Friday night we made our second to last yeast starter of the year. As I said in my previous post, I am sad to see brewing season drawing to a close. DB and I have such a good time brewing together that I’ll really miss it. But we also have a really good time gardening together, so it’s not like we wont be doing fun things as a family. Sometimes I wonder what people who don’t brew and don’t garden do with themselves…
Saturday we brewed our Patersbier. Pretty much everything we brew is fairly alcoholic and robust, with the exception of the Paters. It’s the closest we get to Lawn-Mower Beer. The fermentables consist entirely of 0.5lb Carapils and 6 lbs Pilsen LME, giving us an O.G. of 1.041 – way lower than our usual original gravities of 1.065 or higher. Also, most of our beers this year have had at least some specialty grains with a lovibond of 400° or higher. Carapils has 1.5°L! I’m usually in charge of steeping the specialty grains while DB gets the kettle and burner set up outside and I’m looking at the pot and thinking, “Shouldn’t it be darker!?!” But being the scholarly brewers we are, we keep extensive brewing notes and I was able to confirm that I had the same reaction when we brewed it last year.
Brew day went off without a hitch – well, only a minor hitch when I got ahead of myself and had DB add the LME to the kettle before we achieved a full boil, but nothing too major… 🙂 By 3pm, everything was tidied up and we were enjoying the other exciting thing about Saturday – it was time to try Barbara’s Blaster! It was fully carbonated and is awesome!!! It’s hoppy, but not too bitter – DB and I both agree that the addition of 2 extra ounces of Simcoe was both necessary and brilliant. (Yeah, me!) It’s got nice caramelly and toasty notes on the finish. I’m pretty sure this is going to be one of those beers that doesn’t last long in our house.
Here I am enjoying a glass of Barbara’s Blaster.
At the end of the day, there was a truly beautiful sight in our brew room…
Saturday after brewing and all day Sunday, we started tackling our next monumental task – planning the 2012 garden. As previously mentioned, DB is a cultivar snob. I love to give him a hard time about this (because he is such a dork at heart) but truthfully, it’s a great quality that translates into us having the best plants for our garden and not busting our butts trying to grow something that doesn’t like our location.
Here’s how choosing a plant for the garden goes…
Step 1: I first consult The Kitchen Garden Grower’s Guide and check out the cultivars it lists as tasty and productive and generally awesome.
Step 2: DB then cross references the Guide to North Carolina Vegetable Gardening to see if any of the cultivars I found are confirmed to be suitable for our area.
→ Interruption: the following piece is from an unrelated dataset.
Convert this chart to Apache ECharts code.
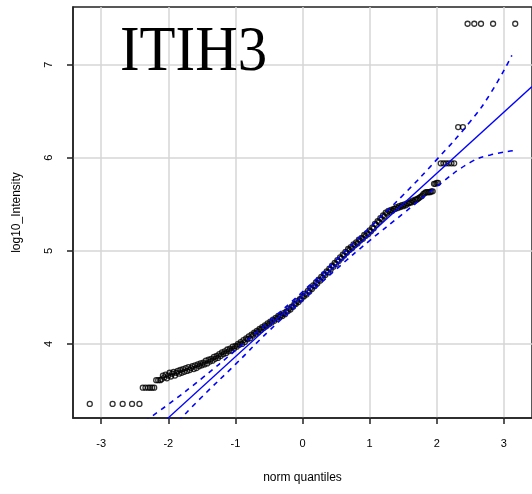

If there are, we move straight onto Step 3. If there aren’t, we go by the types listed in DB’s book, rather than in mine.
Step 3: Armed with our list of acceptable cultivars, we scour the huge stack of gardening catalogs that DB has religiously collected all winter in order to compare the plant descriptions. We debate the pros and cons of each plant and (hopefully) agree on one or two to try.
Step 4: We then re-scour the huge stack of gardening catalogs to find the best deal on our chosen plant. I duly note the plant, where we are planning on purchasing said plant or seeds, and when and where we are planning on planting said plant.
Needless to say, it takes us awhile to plan the garden. But it’s awfully fun. We debate Detroit Dark Red versus Kestrel beets (we’re going with Kestrel and Red Ace), discuss the qualities we’re looking for in a watermelon (I want one that’s only 5 -6 lbs; we’re going with Sugarbaby), and try to decide if its worth it to plant shallots again this year when they’ve done poorly the last two (we’re going to give it one more shot).
I’m really excited to start gardening this year. When we found out I was pregnant, one of the first things DB said was, “I can’t wait to get the bean out in the garden with us!” He also has already worked out a plan where LB earns a certain amount for every squash bug she picks off the plants. (It started at 10¢ a squash bug but has since decreased to 1¢ each, given the number of bugs we had last year. We would be broke if we paid 10¢ a bug…) Now, LB is certainly not to the point that she can “help” us or earn her squash bug money, but that doesn’t mean we won’t schlep her out there with us anyway.